Declining, Dying, Dead
BIOETH 510: Declining, Dying, Dead: will be taught on Tuesdays from 1:00 pm - 4:00 pm at the Emory University Center for Ethics (ground floor of 1531 Dickey Drive).
About BIOETH 510: Declining, Dying, Dead (Spring 2026)
This course investigates critical dimensions of demise by querying whether death is conclusive, irreversible or liminal. Insofar as no one escapes life alive, death is a universal phenomenon. Every civilization, perhaps every person, vies to inscribe death with significance. They also struggle to define death, as well as what constitutes dying. Indeed, science, medicine, religion, philosophy and law complicate such meditations.
Suitability for a Range of Students & Working Professionals
While the course is offered as part of Emory’s MA in Bioethics program, as a standalone elective it is also suitable for a range of other students. This course is available to students seeking graduate degrees at Emory or other universities, non-degree seeking students and working professionals (including faculty and staff in all of Emory’s Schools). Because it is a graduate course, anyone applying to take this course must have previously completed at least a bachelor’s degree. Students who are not currently pursuing a graduate degree at Emory University will need to apply to be non-degree seeking students in special standing with the Laney Graduate School.
- For those seeking graduate degrees at Emory, it is important that you discuss this course’s suitability to meet your degree requirements with your academic advisor and/or director of graduate studies. This is a three credit hour course that counts as an elective in the MA in Bioethics program. The MA in Bioethics program is not responsible for the degree requirements of other programs at Emory.
- For those seeking degrees at non-Emory universities, it is important that you discuss this course’s suitability to meet the degree requirements from your home university. Emory University is not responsible for the degree requirements of other universities.
- For those not seeking a degree at Emory, the tuition rates are determined by the Laney Graduate School. The Laney Graduate School charges $2,711 per credit hour. As the course is three credit hours, the tuition costs $8,133. Students who successfully complete this standalone course may apply to transfer these 3 credit hours to the MA in Bioethics program should they later apply to and be admitted to the MA in Bioethics program. The MA in Bioethics program requires 30 credit hours of coursework for completion.
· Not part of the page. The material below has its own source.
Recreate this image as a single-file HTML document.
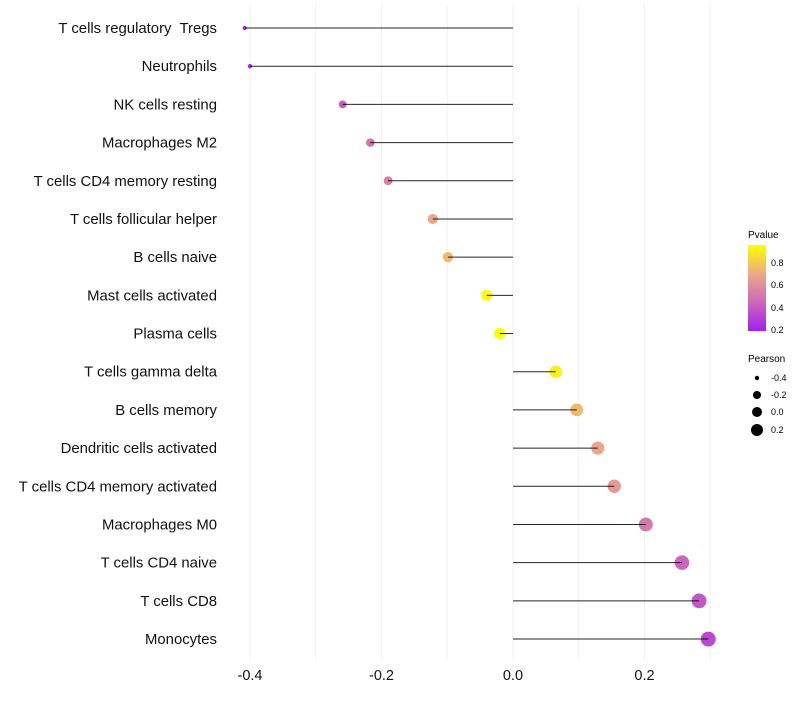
<!DOCTYPE html>
<html><head><meta charset="utf-8"><style>
body{margin:0;background:#fff;font-family:"Liberation Sans",sans-serif;}
text{white-space:pre;}
</style></head><body>
<svg id="chart" width="800" height="700" xmlns="http://www.w3.org/2000/svg" font-family="Liberation Sans, sans-serif">
<defs><linearGradient id="pg" x1="0" y1="1" x2="0" y2="0">
<stop offset="0" stop-color="#a020f0"/><stop offset="0.35" stop-color="#cf6ab8"/><stop offset="0.65" stop-color="#eba68a"/><stop offset="1" stop-color="#ffff00"/></linearGradient></defs>
<g id="grid"></g>
<g id="marks"></g>
<g id="axes"></g>
<g font-size="9">
<text x="748" y="238" font-size="10">Pvalue</text>
<rect x="748" y="245" width="18" height="86" fill="url(#pg)"/>
<text x="771" y="266">0.8</text>
<text x="771" y="288">0.6</text>
<text x="771" y="311">0.4</text>
<text x="771" y="333">0.2</text>
</g>
<g font-size="9">
<text x="748" y="362" font-size="10">Pearson</text>
<circle cx="757" cy="378" r="2.2"/>
<circle cx="757" cy="395" r="4"/>
<circle cx="757" cy="412" r="5"/>
<circle cx="757" cy="430" r="6"/>
<text x="771" y="381">-0.4</text><text x="771" y="398">-0.2</text><text x="771" y="415">0.0</text><text x="771" y="433">0.2</text>
</g>
</svg>
<script>
const categories=["T cells regulatory  Tregs","Neutrophils","NK cells resting","Macrophages M2","T cells CD4 memory resting","T cells follicular helper","B cells naive","Mast cells activated","Plasma cells","T cells gamma delta","B cells memory","Dendritic cells activated","T cells CD4 memory activated","Macrophages M0","T cells CD4 naive","T cells CD8","Monocytes"];
const pearson=[-0.408,-0.400,-0.259,-0.217,-0.190,-0.122,-0.099,-0.040,-0.020,0.065,0.097,0.129,0.154,0.202,0.257,0.283,0.297];
const pvalue=[0.22,0.24,0.42,0.5,0.55,0.7,0.76,0.95,0.97,0.92,0.76,0.7,0.65,0.53,0.45,0.4,0.35];
const xTicks=[-0.4,-0.2,0.0,0.2];
const NS="http://www.w3.org/2000/svg";
const x=v=>513+v*657.5;
const y=i=>28+i*38.19;
const rSize=v=>Math.sqrt(Math.max(3,34+73.2*v));
function lerp(a,b,t){return a.map((c,k)=>Math.round(c+(b[k]-c)*t));}
const stops=[[0,[160,32,240]],[0.35,[207,106,184]],[0.65,[235,166,138]],[1,[255,255,0]]];
function col(p){let t=Math.max(0,Math.min(1,(p-0.2)/0.77));for(let k=1;k<stops.length;k++){if(t<=stops[k][0]){const a=stops[k-1],b=stops[k];const c=lerp(a[1],b[1],(t-a[0])/(b[0]-a[0]));return `rgb(${c})`;}}return 'rgb(255,255,0)';}
function mk(tag,attrs,parent){const e=document.createElementNS(NS,tag);for(const k in attrs)e.setAttribute(k,attrs[k]);parent.appendChild(e);return e;}
const grid=document.getElementById('grid'),marks=document.getElementById('marks'),axes=document.getElementById('axes');
for(let v=-0.4;v<=0.31;v+=0.1){const g=mk('line',{x1:x(v),x2:x(v),y1:5,y2:660,stroke:'#f0f0f0','stroke-width':1},grid);

}
xTicks.forEach(v=>{const t=mk('text',{x:x(v),y:680,'font-size':14.5,'text-anchor':'middle',fill:'#111'},axes);t.textContent=v.toFixed(1);

});
categories.forEach((c,i)=>{
const t=mk('text',{x:217,y:y(i)+5,'font-size':14.9,'text-anchor':'end',fill:'#111'},axes);t.textContent=c;


const p=mk('circle',{cx:x(pearson[i]),cy:y(i),r:rSize(pearson[i]),fill:col(pvalue[i])},marks);


const l=mk('line',{x1:x(0),x2:x(pearson[i]),y1:y(i),y2:y(i),stroke:'#000','stroke-width':1,'stroke-opacity':0.85},marks);


});
</script>
</body></html>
- For Emory faculty and staff, the tuition costs for this course may be covered by the Emory Courtesy Scholarship. For more information, please visit the Courtesy Scholarship webpage and contact HR.
In order to apply to take this course without being an Emory MA in Bioethics degree student, you will have to apply as a non-degree Laney Graduate School student. For the Spring 2026 term, the non-degree student enrollment deadline is January 5, 2026.
For more information about this course, please email: mabioethics@emory.edu.
Meet the Course Leader
Jonathan Crane is the Raymond F. Schinazi Scholar of Bioethics and Jewish Thought at the Ethics Center. He is also a professor of Medicine, Emory School of Medicine, and affiliated faculty in the Department of Religion, Emory College of Arts and Sciences.
He earned a BA (summa cum laude) from Wheaton College in Massachusetts, an MA in international peace studies from the University of Notre Dame, an MPhil in Gandhian thought from Gujarat Vidyapith in India, an MA in Hebrew literature and rabbinic ordination from Hebrew Union College-Jewish Institute of Religion in New York, and a PhD in religion from the University of Toronto. The co-author of Ahimsa: The Way to Peace, co-editor of The Oxford Handbook of Jewish Ethics and Morality, author of Narratives and Jewish Bioethics, editor of Beastly Morality: Animals as Ethical Agents, author of Eating Ethically: Religion and Science for a Better Diet, and editor of Judaism, Race, and Ethics: Conversations and Questions, he is the founder and co-editor-in-chief of the Journal of Jewish Ethics. A past president of the Society of Jewish Ethics, he frequently speaks and publishes broadly on Judaism, ethics and bioethics, comparative religious ethics, narrative ethics, eating, environmental and animal ethics, among other topics. He was awarded an honorary degree from Wheaton College.